Puis comment cette boîte aux lettres avait disparu au moment où il avait été question de faire la jaquette du roman. Bref, le lendemain, nous avons acheté Sphinx et Les Courriers de la mort. Sphinx a disparu de la maison, j'ai dû le donner, après lecture de quelques pages, pas plus. Les Courriers de la mort a été le premier d'une longue série de romans du même, dévorés, de préférence pendant les vacances, de préférence en haute Provence mais ce n'est pas obligatoire.
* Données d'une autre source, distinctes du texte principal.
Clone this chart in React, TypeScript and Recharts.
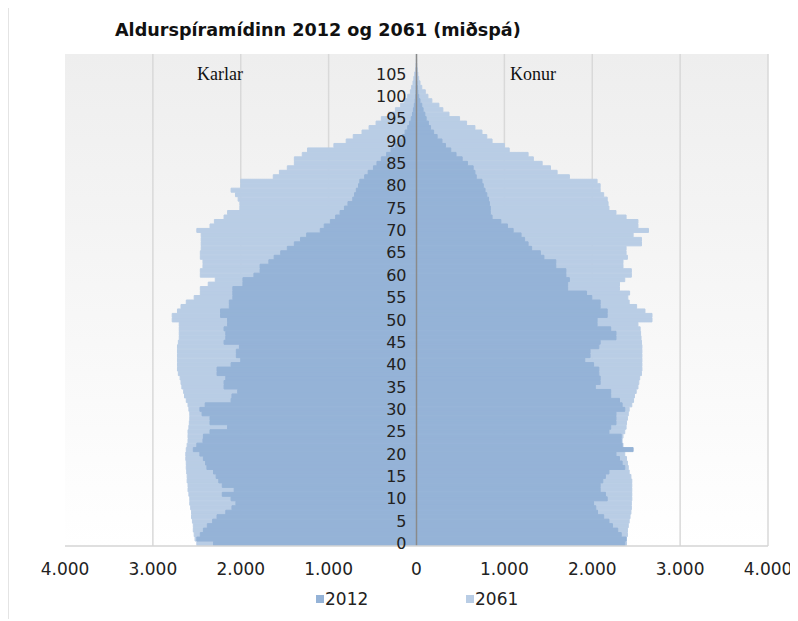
import { BarChart, Bar, XAxis, YAxis, CartesianGrid, ReferenceLine, LabelList } from 'recharts';

// aldur 0-109
const ages = Array.from({ length: 110 }, (_, i) => i);

const male2012 = [
  2310, 2500, 2460, 2425, 2380, 2320, 2270, 2170, 2100, 2055,
  2110, 2210, 2075, 2210, 2250, 2280, 2310, 2385, 2400, 2425,
  2465, 2540, 2500, 2430, 2425, 2350, 2150, 2350, 2350, 2440,
  2465, 2405, 2110, 2100, 2035, 2190, 2190, 2170, 2270, 2270,
  2110, 2000, 2050, 2050, 2015, 2190, 2170, 2170, 2190, 2150,
  2150, 2230, 2230, 2130, 2130, 2090, 2090, 2090, 1975, 1975,
  1850, 1780, 1780, 1680, 1620, 1545, 1470, 1390, 1320, 1250,
  1095, 1050, 980, 920, 870, 820, 780, 725, 705, 685,
  660, 645, 590, 550, 490, 450, 400, 340, 290, 240,
  200, 160, 130, 100, 80, 60, 45, 35, 25, 15,
  10, 6, 4, 2, 1, 1, 0, 0, 0, 0,
];

const female2012 = [
  2370, 2385, 2330, 2290, 2230, 2190, 2130, 2060, 2040, 2015,
  2170, 2150, 2090, 2090, 2120, 2150, 2190, 2370, 2340, 2310,
  2270, 2465, 2340, 2330, 2330, 2190, 2210, 2270, 2270, 2270,
  2370, 2340, 2310, 2210, 2210, 2035, 2090, 2090, 2075, 2075,
  2015, 1915, 1975, 1975, 2075, 2090, 2270, 2270, 2210, 2055,
  2055, 2170, 2170, 2090, 2090, 1995, 1935, 1720, 1720, 1740,
  1700, 1700, 1585, 1585, 1450, 1410, 1310, 1270, 1230, 1190,
  1100, 1035, 960, 860, 840, 840, 830, 820, 800, 780,
  760, 745, 680, 665, 645, 580, 520, 450, 390, 330,
  290, 235, 195, 160, 135, 110, 95, 75, 60, 40,
  25, 15, 10, 5, 3, 2, 1, 0, 0, 0,
];

const male2061 = [
  2500, 2520, 2530, 2540, 2540, 2550, 2560, 2560, 2570, 2580,
  2580, 2590, 2600, 2600, 2610, 2610, 2615, 2620, 2620, 2625,
  2625, 2620, 2610, 2600, 2600, 2600, 2590, 2585, 2580, 2580,
  2590, 2600, 2620, 2640, 2650, 2670, 2680, 2690, 2710, 2720,
  2720, 2720, 2720, 2720, 2720, 2710, 2700, 2700, 2700, 2700,
  2780, 2780, 2720, 2680, 2620, 2530, 2460, 2460, 2370, 2290,
  2460, 2460, 2430, 2430, 2460, 2460, 2450, 2450, 2450, 2450,
  2500, 2350, 2300, 2190, 2150, 2010, 2010, 2030, 2060, 2110,
  2000, 2000, 1630, 1560, 1470, 1390, 1390, 1300, 1240, 940,
  800, 720, 620, 540, 460, 400, 320, 240, 180, 135,
  100, 70, 55, 40, 30, 20, 10, 5, 2, 1,
];

const female2061 = [
  2390, 2390, 2400, 2400, 2410, 2420, 2430, 2440, 2445, 2445,
  2450, 2450, 2450, 2450, 2450, 2440, 2420, 2410, 2400, 2390,
  2370, 2360, 2350, 2340, 2350, 2370, 2385, 2390, 2400, 2410,
  2420, 2450, 2470, 2480, 2500, 2520, 2530, 2540, 2560, 2565,
  2565, 2565, 2565, 2565, 2565, 2560, 2555, 2550, 2545, 2520,
  2680, 2680, 2600, 2505, 2420, 2405, 2425, 2310, 2310, 2370,
  2445, 2445, 2350, 2350, 2400, 2385, 2385, 2560, 2560, 2465,
  2640, 2520, 2520, 2385, 2270, 2190, 2180, 2170, 2130, 2090,
  2090, 2055, 1740, 1600, 1525, 1430, 1330, 1270, 1055, 1000,
  860, 800, 745, 665, 570, 490, 370, 300, 255, 175,
  130, 100, 60, 40, 25, 15, 8, 4, 2, 1,
];

const xTicks = [-4000, -3000, -2000, -1000, 0, 1000, 2000, 3000, 4000];
const gridValues = [-3000, -2000, -1000, 1000, 2000, 3000, 4000];

const data = ages.map((age, i) => ({
  age,
  m2012: -male2012[i],
  f2012: female2012[i],
  m2061: -male2061[i],
  f2061: female2061[i],
}));

const DARK = '#95b3d7';
const LIGHT = '#b9cde5';
const FONT = "'DejaVu Sans', Verdana, sans-serif";

const fmt = (v: number) => Math.abs(v).toLocaleString('de-DE');

export default function App() {
  return (
    <div style={{ position: 'relative', width: 790, height: 612 }}>
      <div style={{ position: 'absolute', left: 0, top: -2, width: 790, height: 612, borderLeft: '1px solid #e4e4e4', borderTop: '1px solid #e4e4e4' }} />
      <div style={{ position: 'absolute', left: 107, top: 12, fontFamily: FONT, fontWeight: 'bold', fontSize: 17.6, lineHeight: '20px', whiteSpace: 'nowrap', color: '#111' }}>
        Aldurspíramídinn 2012 og 2061 (miðspá)
      </div>
      <BarChart
        width={790}
        height={610}
        data={data}
        layout="vertical"
        stackOffset="sign"
        barCategoryGap={0}
        barGap={0}
        margin={{ top: 46, right: 30, bottom: 42, left: 57 }}
      >
        <defs>
          <linearGradient id="bg" x1="0" y1="0" x2="0" y2="1">
            <stop offset="0%" stopColor="#eeeeee" />
            <stop offset="100%" stopColor="#ffffff" />
          </linearGradient>
        </defs>
        <CartesianGrid horizontal={false} verticalValues={gridValues} stroke="#d9d9d9" strokeWidth={1.5} fill="url(#bg)" />
        <XAxis
          type="number"
          domain={[-4000, 4000]}
          ticks={xTicks}
          tickFormatter={fmt}
          tickLine={false}
          tickMargin={11}
          axisLine={{ stroke: '#d4d4d4', strokeWidth: 1.5 }}
          tick={{ fill: '#222', fontSize: 17, fontFamily: FONT }}
          height={30}
        />
        <YAxis yAxisId="a" type="category" dataKey="age" reversed hide />
        <YAxis yAxisId="b" type="category" dataKey="age" reversed hide />
        <Bar yAxisId="a" dataKey="m2061" stackId="s61" fill={LIGHT} stroke={LIGHT} strokeWidth={1} isAnimationActive={false} />
        <Bar yAxisId="a" dataKey="f2061" stackId="s61" fill={LIGHT} stroke={LIGHT} strokeWidth={1} isAnimationActive={false} />
        <Bar yAxisId="b" dataKey="m2012" stackId="s12" fill={DARK} stroke={DARK} strokeWidth={1} isAnimationActive={false} />
        <Bar yAxisId="b" dataKey="f2012" stackId="s12" fill={DARK} stroke={DARK} strokeWidth={1} isAnimationActive={false}>
          <LabelList
            dataKey="age"
            position="left"
            offset={10}
            formatter={(v: any) => (Number(v) % 5 === 0 && Number(v) <= 105 ? String(v) : '')}
            fill="#222"
            stroke="none"
            fontSize={16}
            fontFamily={FONT}
          />
        </Bar>
        <ReferenceLine yAxisId="a" x={0} stroke="#8a8a8a" strokeWidth={1.5} />
      </BarChart>
      <div style={{ position: 'absolute', left: 212, top: 56, transform: 'translateX(-50%)', fontFamily: "'Liberation Serif', serif", fontSize: 18, lineHeight: '20px', color: '#111' }}>Karlar</div>
      <div style={{ position: 'absolute', left: 525, top: 56, transform: 'translateX(-50%)', fontFamily: "'Liberation Serif', serif", fontSize: 18, lineHeight: '20px', color: '#111' }}>Konur</div>
      {[
        { name: '2012', color: DARK, left: 308 },
        { name: '2061', color: LIGHT, left: 458 },
      ].map((it) => (
        <div key={it.name} style={{ position: 'absolute', left: it.left, top: 581, display: 'flex', alignItems: 'center', fontFamily: FONT, fontSize: 17, lineHeight: '20px', color: '#222' }}>
          <span style={{ display: 'inline-block', width: 8, height: 8, background: it.color, marginRight: 1 }} />
          {it.name}
        </div>
      ))}
    </div>
  );
}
Vous avez peut-être entendu parler de La Maison assassinée, dont il a été tiré un film avec Patrick Bruel (mais Séraphin Monge est BLOND !!!), passionnant roman qui s'ouvre à la fin du XIXe sur une sinistre salle d'auberge battue par la tempête au bord de la Durance, et reprend 20 ans plus tard avec le retour sur les lieux de l'unique rescapé du massacre de l'ensemble des membres de la famille ce soir-là, le nourrisson, Séraphin Monge, à la recherche de son passé et de la vérité : ça se déroule entre Forcalquier, Ganagobie, Peyruis et Lurs, pour ceux qui connaissent, le pays est admirablement décrit, avec un lyrisme ample et une certaine préciosité inspirés de Giono, que Magnan a connu, admiré et côtoyé dans sa jeunesse, les gens sont croqués plus vrais que nature avec un regard de moraliste, les noms des personnages sont des poèmes à eux tous seuls : le Didon Sépulcre, le Célestat Dormeur, la Charmaine Dupin et j'en passe. C'est une enquête sur le passé, pleine de silences et de pièges (la maison assassinée s'appelle La Burlière, ie si je ne me trompe "la trompeuse", justement), avec quelques meurtres supplémentaires qui témoignent d'une imagination macabre pour le moins débridée - enquête qui amènera le taciturne Séraphin à retrouver une vérité plus retorse que celle des apparences. Pierre Magnan a donné une suite fleuve et tout aussi passionnante à ce roman (avec un titre raté : Le Mystère de Séraphin Monge). Depuis j'en ai lu des tonnes, avec des fortunes diverses : les enquêtes du commissaire Laviolette, petit fils du douanier des Charbonniers de la mort, titre raté mais quel roman !!! , - Le Sang des Atrides, Le Commissaire dans la truffière etc... - sont en général très réussies (le commissaire neurasthénique, sensuel et gourmand aussi). Pour saluer Giono est un bel hommage à un homme et à une époque (celle de débuts des auberges de la jeunesse, entre autres).

Pour en revenir à Laure du bout du monde, son dernier opus (été 2006), c'est le récit d'une enfance, celle de Laure, née à 750g et à Éourres, dans une ferme isolée de ce pays déshérité. À part une bizarrerie que je n'ai toujours pas élucidée dans le 1er chapitre, le récit emporte. Je ne vais pas prétendre que ce soit un chef d'œuvre, mais la découverte du monde, des hommes et de la lecture par cette petite fille détestée de sa mère et aimée de ses grands parents se lit d'une traite. Il y a de la rudesse en pagaille, des moutons, de la lavande, des bûcherons italiens, des haines de famille, des roubines (sortes d'éboulis de roche pourrie sur lesquels rien ne pousse et sur lesquels il ne faut surtout pas s'aventurer, j’ai testé), Virgile, Bach et Le Grand Meaulnes, une géode et la petite Laure aux cheveux blonds et au regard aigu. Ça donne le sentiment d'un hommage (à sa compagne morte récemment ? pure hypothèse) puisqu'il n'y a rien d'autre que le récit des débuts de cette vie, l'histoire d'une enfant qui s'arrache à une famille et une tradition pour devenir elle-même. Pierre Magnan est un écrivain conteur revenu sur le tard à l'écriture, et il conte avec un grand talent.